Was a core technical member of a team researching solutions to a low-data, multi-class classification problem. In the support of research questions, implemented active learning methods,an attention-based URL encoder mechanism, and a novel semi-supervised method in Python/Pytorch. Authored and gave an accepted talk at CAMLIS on a novel clustered loss function used to integrate asymmetric costs of misclassification in a multi-class setting.

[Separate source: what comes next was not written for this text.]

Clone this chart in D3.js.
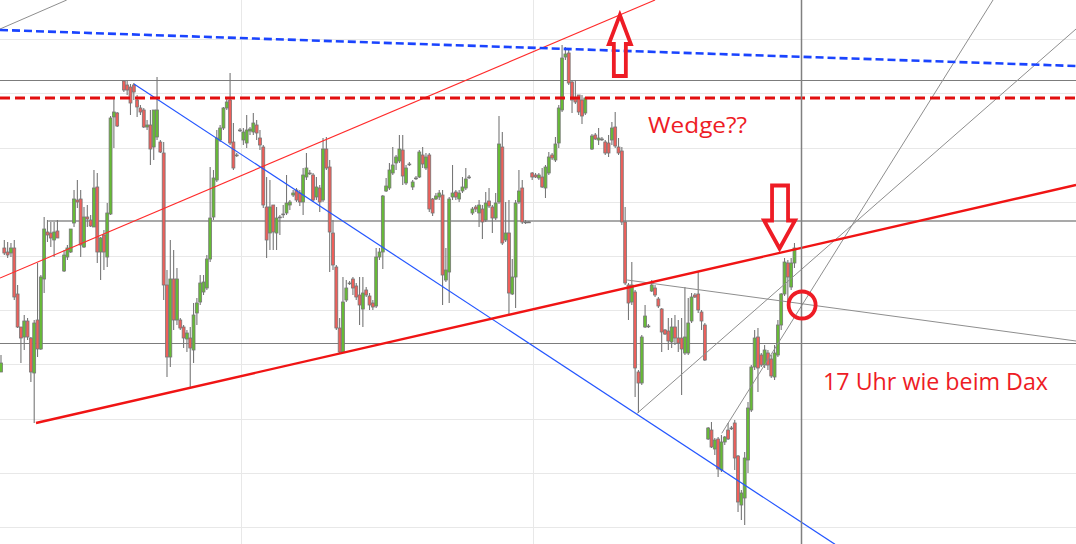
<!DOCTYPE html>
<html><head><meta charset="utf-8">
<script src="https://cdn.jsdelivr.net/npm/d3@7"></script>
<style>html,body{margin:0;padding:0;background:#fff;overflow:hidden}</style>
</head><body><svg id="c" width="1076" height="544"></svg>
<script>
// ---- DATA (bar index, price units) ----
// each bar: [open, high, low, close]; null = no bar at that slot
const bars = [
[228,245,228,237],[352,360,345,347],[348,358,342,345],[347,357,343,352],[352,360,300,303],
[306,315,272,273],[273,273,237,262],[263,285,250,279],[279,282,260,263],[262,263,218,228],
[227,280,177,277],[280,337,243,251],[251,325,250,323],[321,383,307,371],[368,380,358,365],
[367,378,353,362],[360,378,343,368],[369,380,362,362],null,[329,350,328,345],
[343,355,340,352],[348,371,347,371],[377,410,373,401],[400,420,392,398],[401,410,343,355],
[353,393,352,383],[383,395,373,381],[380,385,373,374],[373,430,373,412],[413,427,337,348],
[348,363,320,362],[365,370,330,348],[343,397,333,387],[386,484,385,482],[483,501,452,488],
[487,488,473,474],null,[519,520,508,510],[515,520,505,510],[513,516,485,497],
[515,517,500,508],[500,505,483,493],[492,495,485,488],[490,492,472,473],[473,480,470,475],
[475,490,435,451],[453,490,440,490],[463,523,460,490],[458,460,447,448],[447,458,300,315],
[315,330,223,243],[243,360,233,321],[321,350,270,280],[280,332,275,321],[280,282,270,272],
[273,275,252,262],[261,270,248,267],[262,273,212,252],[250,297,237,285],[287,302,275,297],
[298,325,295,317],[308,325,305,318],[312,345,310,341],[341,433,338,382],[383,430,380,422],
[420,470,418,462],[460,475,458,472],[472,493,470,492],[492,502,490,498],[500,527,455,457],
[458,477,430,432],[445,447,443,445],[470,472,468,470],[460,472,455,468],[457,485,452,470],
[469,473,465,471],[468,487,465,477],[475,480,460,467],[462,470,450,455],[453,455,392,395],
[393,423,342,360],[367,420,350,393],[395,395,350,368],[367,393,350,382],[383,385,365,383],
[386,395,382,386],[387,425,385,397],[395,400,390,398],[405,410,403,407],[410,412,398,400],
[407,410,394,398],[398,432,385,425],[423,447,420,432],[427,430,425,427],[425,427,398,400],
[403,423,400,413],[412,415,388,398],[400,462,398,451],[451,463,430,432],[433,440,328,368],
[367,380,330,335],[333,335,270,272],[272,282,247,248],[248,323,247,298],[300,320,298,312],
[317,319,315,317],[321,323,305,312],[314,317,300,303],[305,323,275,295],[291,323,273,307],
[310,313,303,305],[304,307,290,295],[297,300,290,293],[294,352,292,343],[343,352,340,348],
[348,405,331,404],[409,422,408,414],[412,437,410,430],[427,453,425,435],[437,445,430,443],
[439,465,437,451],[450,465,415,424],[417,435,415,432],[436,438,434,436],[413,420,410,418],
[422,424,420,422],[423,450,422,448],[445,453,432,436],[432,447,430,443],[445,447,388,391],
[401,402,384,387],[401,407,400,404],[403,410,400,407],[405,410,295,325],[320,352,318,330],
[328,403,297,401],[403,435,400,407],[408,410,400,403],[401,410,398,407],[409,423,407,413],
[412,432,410,421],[423,425,421,423],[387,393,385,391],[393,395,388,391],[387,400,373,395],
[391,395,361,378],[380,408,378,397],[399,412,392,394],[393,395,367,382],[382,407,380,397],
[398,484,396,456],[453,468,355,357],[360,398,358,367],[367,400,285,307],[306,341,305,323],
[323,400,292,397],[398,430,396,409],[412,420,376,378],[378,380,376,378],[378,379,377,378],
[427,428,420,423],[425,427,422,423],[422,427,420,425],[423,432,412,413],[412,435,402,433],
[427,448,425,443],[445,447,440,442],[440,463,438,456],[457,495,452,492],[490,555,488,542],
[543,553,540,546],[547,550,515,517],[518,520,487,500],[502,520,496,498],[505,505,485,488],
[500,505,476,484],[487,503,485,502],null,[451,466,450,464],[465,467,460,461],
[460,472,455,462],[461,463,459,461],[458,460,445,447],[457,465,443,447],[460,478,455,472],
[473,488,452,454],[453,462,445,447],[449,453,375,378],[378,393,315,317],[315,317,280,297],
[298,338,295,315],[308,310,203,232],[228,230,187,217],[217,265,215,263],[273,295,272,284],
[274,276,272,274],[309,320,308,315],[312,315,303,305],[301,303,292,294],[291,292,248,268],
[270,271,265,266],[269,282,250,259],[258,282,252,273],[273,285,255,262],[262,280,248,257],
[262,282,205,251],[247,313,245,263],[247,302,245,277],[279,307,277,303],[305,307,302,303],
[306,328,287,290],[288,290,270,279],[275,277,239,240],[161,173,160,172],[170,178,152,153],
[151,162,145,160],[161,163,123,131],[130,165,128,158],[158,164,155,163],[170,177,160,161],
[172,174,170,172],[177,180,130,142],[144,145,88,98],[95,110,80,107],[102,148,75,142],
[140,198,127,192],[190,235,188,233],[233,270,230,262],[263,272,208,232],[245,247,233,235],
[235,255,232,250],[247,250,230,235],[241,245,222,224],[223,255,220,247],[245,280,243,275],
[275,307,270,306],[306,342,304,338],[337,340,295,323],[313,342,310,337],[337,357,332,352]
];

const gridPrices = [73, 127.2, 181.4, 235.6, 289.8, 344, 398.2, 452.4, 506.6, 560.8];
const sessionBreaks = [72.2, 160.2];
const levels = [520, 257];          // full-width horizontal levels
const midLevel = {from: 14.2, price: 379};
const resistance = 502;             // dashed red level
const cursorIndex = 240.96;

// trend lines: [[index, price], [index, price]]
const blueDashed   = [[-0.3, 570], [323.8, 534]];
const redThin      = [[-0.3, 322], [197.0, 600]];
const blueThin     = [[40.06, 516], [251.2, 55.7]];
const redSupport   = [[10.54, 177], [323.8, 415]];
const grayTopLeft  = [[-0.3, 571], [19.8, 600]];
const grayRising   = [[191.6, 186.7], [323.8, 571]];
const graySteep    = [[217.1, 166.7], [298.8, 600]];
const grayFalling  = [[188.6, 320], [323.8, 259]];

const upArrowTip   = [186.4, 585];
const downArrowTip = [234.5, 351.5];
const circleAt     = [241.3, 295];

const notes = [
  {text: "Wedge??", at: [194.9, 467], len: 99, size: 22},
  {text: "17 Uhr wie beim Dax", at: [247.6, 210], len: 225, size: 24}
];

// ---- DRAW ----
const W = 1076, H = 544;
const x = d3.scaleLinear().domain([0, 324]).range([1, 1076.68]);
const y = d3.scaleLinear().domain([600, 56]).range([0, 544]);
const svg = d3.select('#c');
svg.append('rect').attr('width', W).attr('height', H).attr('fill', '#fff');

const grid = svg.append('g');
grid.selectAll('line.h').data(gridPrices).join('line')
  .attr('x1', 0).attr('x2', W)
  .attr('y1', d => Math.round(y(d)) + 0.5).attr('y2', d => Math.round(y(d)) + 0.5)
  .attr('stroke', '#e8e8e8').attr('stroke-width', 1);
grid.selectAll('line.v').data(sessionBreaks).join('line')
  .attr('y1', 0).attr('y2', H)
  .attr('x1', d => Math.round(x(d)) + 0.5).attr('x2', d => Math.round(x(d)) + 0.5)
  .attr('stroke', '#e8e8e8').attr('stroke-width', 1);

const lv = svg.append('g');
lv.selectAll('line').data(levels).join('line')
  .attr('x1', 0).attr('x2', W)
  .attr('y1', d => Math.round(y(d)) + 0.5).attr('y2', d => Math.round(y(d)) + 0.5)
  .attr('stroke', '#7c7c7c').attr('stroke-width', 1.2);
lv.append('line')
  .attr('x1', x(midLevel.from)).attr('x2', W)
  .attr('y1', y(midLevel.price)).attr('y2', y(midLevel.price))
  .attr('stroke', '#a9a9a9').attr('stroke-width', 2);

// candles
const data = bars.map((b, i) => b ? {i, o: b[0], h: b[1], l: b[2], c: b[3]} : null).filter(Boolean);
const cg = svg.append('g');
cg.selectAll('line.w').data(data).join('line')
  .attr('x1', d => x(d.i)).attr('x2', d => x(d.i))
  .attr('y1', d => y(d.h)).attr('y2', d => y(d.l))
  .attr('stroke', '#777').attr('stroke-width', 1.1);
cg.selectAll('rect').data(data).join('rect')
  .attr('x', d => x(d.i) - 1.45).attr('width', 2.9)
  .attr('y', d => y(Math.max(d.o, d.c)))
  .attr('height', d => Math.max(0.8, Math.abs(y(d.o) - y(d.c))))
  .attr('fill', d => d.c > d.o ? '#66bb35' : (d.c < d.o ? '#ee5f5a' : '#777'))
  .attr('stroke', '#777').attr('stroke-width', 0.8);

// trend lines
function seg(p, color, width, dash) {
  const l = svg.append('line')
    .attr('x1', x(p[0][0])).attr('y1', y(p[0][1]))
    .attr('x2', x(p[1][0])).attr('y2', y(p[1][1]))
    .attr('stroke', color).attr('stroke-width', width);
  if (dash) l.attr('stroke-dasharray', dash);
  return l;
}
seg(grayTopLeft, '#8e8e8e', 1);
seg(grayRising, '#8e8e8e', 1);
seg(graySteep, '#8e8e8e', 1);
seg(grayFalling, '#8e8e8e', 1);
seg(redThin, '#ff2b2b', 1.1);
seg(blueThin, '#2456ff', 1.2);
seg(redSupport, '#f01414', 2.4);
seg(blueDashed, '#1a44ff', 2.6, '8,4');
svg.append('line').attr('x1', 0).attr('x2', W)
  .attr('y1', y(resistance)).attr('y2', y(resistance))
  .attr('stroke', '#e20e0e').attr('stroke-width', 3.2).attr('stroke-dasharray', '10,5');
svg.append('line')
  .attr('x1', Math.round(x(cursorIndex)) + 0.5).attr('x2', Math.round(x(cursorIndex)) + 0.5)
  .attr('y1', 0).attr('y2', H).attr('stroke', '#808080').attr('stroke-width', 1.5);

// annotations
const annoRed = '#ee1c25';
const upShape = [[0,0],[11,29],[6,29],[6,61],[-6,61],[-6,29],[-11,29]];
const downShape = [[0,0],[15.5,-28],[8.5,-28],[8.5,-63],[-7.5,-63],[-7.5,-28],[-15.5,-28]];
function arrow(tip, shape) {
  const tx = x(tip[0]), ty = y(tip[1]);
  svg.append('path')
    .attr('d', 'M' + shape.map(p => (tx + p[0]) + ',' + (ty + p[1])).join('L') + 'Z')
    .attr('fill', 'none').attr('stroke', annoRed).attr('stroke-width', 3.8)
    .attr('stroke-linejoin', 'miter').attr('stroke-miterlimit', 10);
}
arrow(upArrowTip, upShape);
arrow(downArrowTip, downShape);
svg.append('circle').attr('cx', x(circleAt[0])).attr('cy', y(circleAt[1])).attr('r', 13.5)
  .attr('fill', 'none').attr('stroke', annoRed).attr('stroke-width', 3.8);

svg.selectAll('text.note').data(notes).join('text')
  .attr('x', d => x(d.at[0])).attr('y', d => y(d.at[1]))
  .attr('font-family', '"Open Sans", "Noto Sans", sans-serif')
  .attr('font-size', d => d.size)
  .attr('textLength', d => d.len).attr('lengthAdjust', 'spacingAndGlyphs')
  .attr('fill', annoRed)
  .text(d => d.text);
</script>
</body></html>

Was part of a team working to improve a core production model for identifying malicious binary files. Proposed adding a non-binary auxiliary loss, which generated one of the highest performance boosts of the research period. Built a Python framework for easy calculation of metrics across core structures (multi-class, multi-label). Am an author of a currently-being-submitted paper on the value gained through creative use of auxiliary loss functions
Author on paper,accepted into the S&P Deep Learning in Security workshop, on a neural network design using shared weights over document aggregations at multiple resolutions for HTML detection. Helped design and write Keras implementations of baseline network structures to test the value of specific architectural choices. Gave the accepted paper talk at S&P conference in May 2018
Made a survey of current state of the art in model explanation techniques to support both data science and compliance teams. Tested LIME and feature perturbation analysis as explanation methods, to compare both the quality of their results and their efficiency. Built a Numpy-optimized Python implementation of a feature perturbation explanation system.
Researched methods to detect high-density anomalies with multivariate, categorical, time series data. Designed, implemented, and launched a time-series variant of CLICKS, a subspace clustering technique.